Pour pouvoir être libre et le prouver, il faut connaître la nécessité. Des lors, en se soumettant à cette nécessité, et en faisant acte de raison, on comprend l’ordre profond des choses. On peut prouver la liberté dès lors qu’on laisse parler en nous notre « nature rationnelle » et que l’on comprend tout ce qui nous arrive est le résultat de la nécessité. Par exemple, si j’ai compris pour quelles raisons je bois, à présent je peux m’arrêter. Et c’est donc grâce à nos choix et par la raison que l’on peut prouver la liberté.
III. La liberté se montre aussi par la possibilité morale et les droits que l’on dispose pour le faire
Cependant la liberté ne se prouve pas uniquement par les actes ou par les choix, elle se montre aussi par la possibilité morale et les droits que l’on dispose pour le faire.
Il n’y a pas de liberté sans responsabilité. Pour prouver que l’on est libre, nous devons être entièrement responsables de nos choix et de nos actes. Bernard Shaw, un écrivain disait que « la liberté signifie la responsabilité, c’est pourquoi la plupart des hommes la craignent ». Dès lors, la liberté peut parfois ne pas être mise en pratique à cause de la responsabilité qu’elle implique. Si j’ai envie de faire ceci, mais que j’ai peur des représailles et donc que je ne le fait pas, je ne prouve pas ma responsabilité. Ce n’est pas en échangeant sa liberté pour plus de sécurité que l’on montre que l’on est libre.
Ainsi, assumer ses actes et ses choix permet de prouver la liberté. Maxime, du Canard enchainé, dit même que « la liberté de presse ne s’use que si l’on ne s’en sert pas », ce qui est valable pour l’ensemble de la liberté. Car la liberté, c’est l’essence même de l’homme et y renoncer dit Rousseau, « c’est renoncer à sa qualité d’homme ».
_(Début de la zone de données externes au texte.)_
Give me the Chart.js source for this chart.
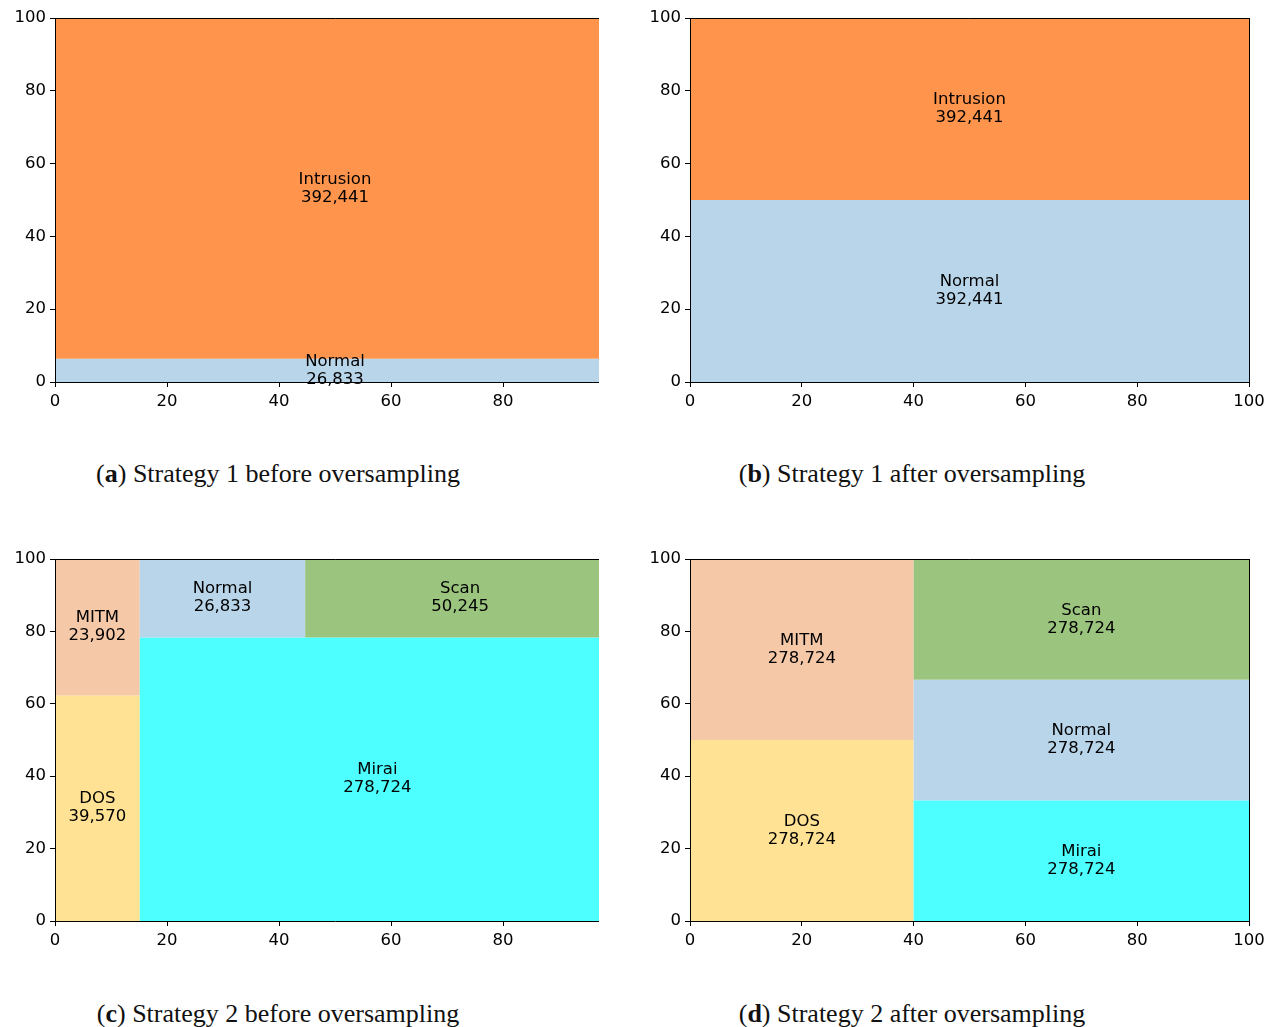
<!DOCTYPE html>
<html>
<head>
<meta charset="utf-8">
<script src="https://cdn.jsdelivr.net/npm/chart.js@4.4.1/dist/chart.umd.min.js"></script>
<style>
  html, body { margin: 0; padding: 0; background: #fff; }
  body { width: 1277px; height: 1027px; position: relative; overflow: hidden; }
  .panel { position: absolute; overflow: hidden; }
  .panel canvas { position: absolute; left: 0; top: 0; }
  .cap {
    position: absolute;
    font-family: "Liberation Serif", "DejaVu Serif", serif;
    font-size: 26px;
    color: #111;
    white-space: nowrap;
    transform: translate(-50%, -50%);
  }
</style>
</head>
<body>
<script>
// ---- data ----
const xTicks = [0, 20, 40, 60, 80, 100];
const yTicks = [0, 20, 40, 60, 80, 100];

const s1BeforeLabels = ['Normal', 'Intrusion'];
const s1BeforeCounts = [26833, 392441];

const s1AfterLabels = ['Normal', 'Intrusion'];
const s1AfterCounts = [392441, 392441];

const s2BeforeLabels = ['DOS', 'MITM', 'Mirai', 'Normal', 'Scan'];
const s2BeforeCounts = [39570, 23902, 278724, 26833, 50245];

const s2AfterLabels = ['DOS', 'MITM', 'Mirai', 'Normal', 'Scan'];
const s2AfterCounts = [278724, 278724, 278724, 278724, 278724];

// ---- styles ----
const classColors = {
  Normal: '#b9d5ea',
  Intrusion: '#ff944d',
  DOS: '#ffe294',
  MITM: '#f5c8a8',
  Mirai: '#4dffff',
  Scan: '#9bc47e'
};

// ---- squarified layout in a 100 x 100 data space ----
function layoutRow(sizes, x, y, dx, dy) {
  const w = sizes.reduce((a, b) => a + b, 0) / dy;
  const out = [];
  for (const s of sizes) { out.push({ x, y, dx: w, dy: s / w }); y += s / w; }
  return out;
}
function layoutCol(sizes, x, y, dx, dy) {
  const h = sizes.reduce((a, b) => a + b, 0) / dx;
  const out = [];
  for (const s of sizes) { out.push({ x, y, dx: s / h, dy: h }); x += s / h; }
  return out;
}
function layout(sizes, x, y, dx, dy) {
  return dx >= dy ? layoutRow(sizes, x, y, dx, dy) : layoutCol(sizes, x, y, dx, dy);
}
function leftover(sizes, x, y, dx, dy) {
  const a = sizes.reduce((p, q) => p + q, 0);
  if (dx >= dy) { const w = a / dy; return [x + w, y, dx - w, dy]; }
  const h = a / dx; return [x, y + h, dx, dy - h];
}
function worstRatio(sizes, x, y, dx, dy) {
  return Math.max(...layout(sizes, x, y, dx, dy).map(r => Math.max(r.dx / r.dy, r.dy / r.dx)));
}
function squarify(sizes, x, y, dx, dy) {
  if (sizes.length === 0) return [];
  if (sizes.length === 1) return layout(sizes, x, y, dx, dy);
  let i = 1;
  while (i < sizes.length &&
         worstRatio(sizes.slice(0, i), x, y, dx, dy) + 1e-9 >= worstRatio(sizes.slice(0, i + 1), x, y, dx, dy)) i++;
  const cur = sizes.slice(0, i), rest = sizes.slice(i);
  const [lx, ly, ldx, ldy] = leftover(cur, x, y, dx, dy);
  return layout(cur, x, y, dx, dy).concat(squarify(rest, lx, ly, ldx, ldy));
}
function buildRects(labels, counts) {
  const total = counts.reduce((a, b) => a + b, 0);
  const norm = counts.map(c => c * 100 * 100 / total);
  return squarify(norm, 0, 0, 100, 100).map((r, i) => ({
    ...r, label: labels[i], value: counts[i], color: classColors[labels[i]]
  }));
}

// ---- drawing ----
const FONT = '"DejaVu Sans", "Liberation Sans", sans-serif';
const TEXT_SIZE = 16.5;

function treemapPlugin(rects) {
  return {
    id: 'treemapCells',
    beforeDraw(chart) {
      const { ctx, scales: { x, y } } = chart;
      ctx.save();
      for (const r of rects) {
        const x0 = x.getPixelForValue(r.x), x1 = x.getPixelForValue(r.x + r.dx);
        const y0 = y.getPixelForValue(r.y), y1 = y.getPixelForValue(r.y + r.dy);
        ctx.fillStyle = r.color;
        ctx.fillRect(x0, y1, x1 - x0, y0 - y1);
      }
      ctx.restore();
    },
    afterDraw(chart) {
      const { ctx, chartArea: a, scales: { x, y } } = chart;
      ctx.save();
      ctx.fillStyle = '#000';
      ctx.font = TEXT_SIZE + 'px ' + FONT;
      ctx.textAlign = 'center';
      ctx.textBaseline = 'middle';
      for (const r of rects) {
        const cx = x.getPixelForValue(r.x + r.dx / 2);
        const cy = y.getPixelForValue(r.y + r.dy / 2);
        ctx.fillText(r.label, cx, cy - 9);
        ctx.fillText(r.value.toLocaleString('en-US'), cx, cy + 9);
      }
      // top and right frame lines
      ctx.strokeStyle = '#000';
      ctx.lineWidth = 1;
      ctx.beginPath();
      ctx.moveTo(a.left, Math.round(a.top) + 0.5);
      ctx.lineTo(a.right + 0.5, Math.round(a.top) + 0.5);
      ctx.moveTo(Math.round(a.right) + 0.5, a.top);
      ctx.lineTo(Math.round(a.right) + 0.5, a.bottom);
      ctx.stroke();
      ctx.restore();
    }
  };
}

const LEFT_GUTTER = 55, TOP_GUTTER = 18, BOTTOM_GUTTER = 45, RIGHT_GUTTER = 30;

function makePanel(p) {
  const cw = p.w + LEFT_GUTTER + RIGHT_GUTTER;
  const ch = p.h + TOP_GUTTER + BOTTOM_GUTTER;
  const div = document.createElement('div');
  div.className = 'panel';
  const ox = p.left - LEFT_GUTTER, oy = p.top - TOP_GUTTER;
  div.style.left = ox + 'px';
  div.style.top = oy + 'px';
  div.style.width = (p.clipRight ? p.clipRight - ox : cw) + 'px';
  div.style.height = ch + 'px';
  const cv = document.createElement('canvas');
  cv.width = cw; cv.height = ch;
  cv.style.width = cw + 'px'; cv.style.height = ch + 'px';
  div.appendChild(cv);
  document.body.appendChild(div);

  const rects = buildRects(p.labels, p.counts);
  const tickFont = { family: FONT, size: TEXT_SIZE };
  const axisCommon = {
    type: 'linear', min: 0, max: 100,
    grid: { display: true, drawOnChartArea: false, drawTicks: true, tickLength: 5, tickColor: '#000', tickWidth: 1 },
    border: { display: true, color: '#000', width: 1 },
  };
  new Chart(cv, {
    type: 'scatter',
    data: { datasets: [] },
    options: {
      responsive: false,
      animation: false,
      layout: { padding: { top: TOP_GUTTER, right: RIGHT_GUTTER, left: 0, bottom: 0 } },
      plugins: { legend: { display: false }, tooltip: { enabled: false }, title: { display: false } },
      scales: {
        x: {
          ...axisCommon,
          position: 'bottom',
          afterBuildTicks(s) { s.ticks = xTicks.map(v => ({ value: v })); },
          afterFit(s) { s.height = BOTTOM_GUTTER; },
          ticks: { font: tickFont, color: '#000', padding: 5, maxRotation: 0, autoSkip: false }
        },
        y: {
          ...axisCommon,
          position: 'left',
          afterBuildTicks(s) { s.ticks = yTicks.map(v => ({ value: v })); },
          afterFit(s) { s.width = LEFT_GUTTER; },
          ticks: { font: tickFont, color: '#000', padding: 4, autoSkip: false }
        }
      }
    },
    plugins: [treemapPlugin(rects)]
  });

  const cap = document.createElement('div');
  cap.className = 'cap';
  cap.style.left = p.capX + 'px';
  cap.style.top = p.capY + 'px';
  cap.innerHTML = '(<b>' + p.tag + '</b>) ' + p.caption;
  document.body.appendChild(cap);
}

const panels = [
  { labels: s1BeforeLabels, counts: s1BeforeCounts, left: 55, top: 18, w: 560, h: 364, clipRight: 599,
    tag: 'a', caption: 'Strategy 1 before oversampling', capX: 278, capY: 474 },
  { labels: s1AfterLabels, counts: s1AfterCounts, left: 690, top: 18, w: 559, h: 364,
    tag: 'b', caption: 'Strategy 1 after oversampling', capX: 912, capY: 474 },
  { labels: s2BeforeLabels, counts: s2BeforeCounts, left: 55, top: 559, w: 560, h: 362, clipRight: 599,
    tag: 'c', caption: 'Strategy 2 before oversampling', capX: 278, capY: 1014 },
  { labels: s2AfterLabels, counts: s2AfterCounts, left: 690, top: 559, w: 559, h: 362,
    tag: 'd', caption: 'Strategy 2 after oversampling', capX: 912, capY: 1014 }
];
panels.forEach(makePanel);
</script>
</body>
</html>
Par ailleurs, une société est régie par bon nombre de lois et nous nous devons de les respecter. En tant que sujet doué de raison, Kant pense que l’homme est libre de décréter aux lois auxquelles il obéira. Ainsi, la loi morale n’est pas une loi extérieure à laquelle on se soumet, mais une loi que l’homme s’impose à lui même, en tant qu’être raisonnable. En ce sens, la liberté kantienne est autonomie. Ce n’est pas en transgressant les lois que l’on prouvera la liberté, car être libre, c’est agir de telle sorte que mon action puisse servir d’exemple à autrui. Enfreindre les lois n’est donc pas une attitude morale et responsable.
Conclusion
En définitive, nous pouvons dire que ce n’est pas en agissant comme on l’entend que l’on prouve notre liberté, mais plutôt en allant à l’encontre de ce qui nous plait. Malgré les déterminismes, je peux prouver que je suis libre selon mes capacités.
Mais il est plus raisonnable et rationnel de prouver la liberté en se déterminant par soi même et en étant l’auteur de ses actes par un choix. Mais en comprenant les déterminismes extérieurs, on peut prouver que l’on est libre.
Comme la liberté implique la responsabilité, c’est en assumant nos choix et nos actes et en faisant l’exercice de notre libre arbitre que l’on prouve la liberté.
La liberté est donc une notion complexe qui suppose l’activité de la raison en alerte. Qu’on pense qu’elle est le propre de l’homme ou pure illusion, voire tromperie, « il nous faut assumer cette tragique grandeur » comme le disait Sartre dans La République du Silence.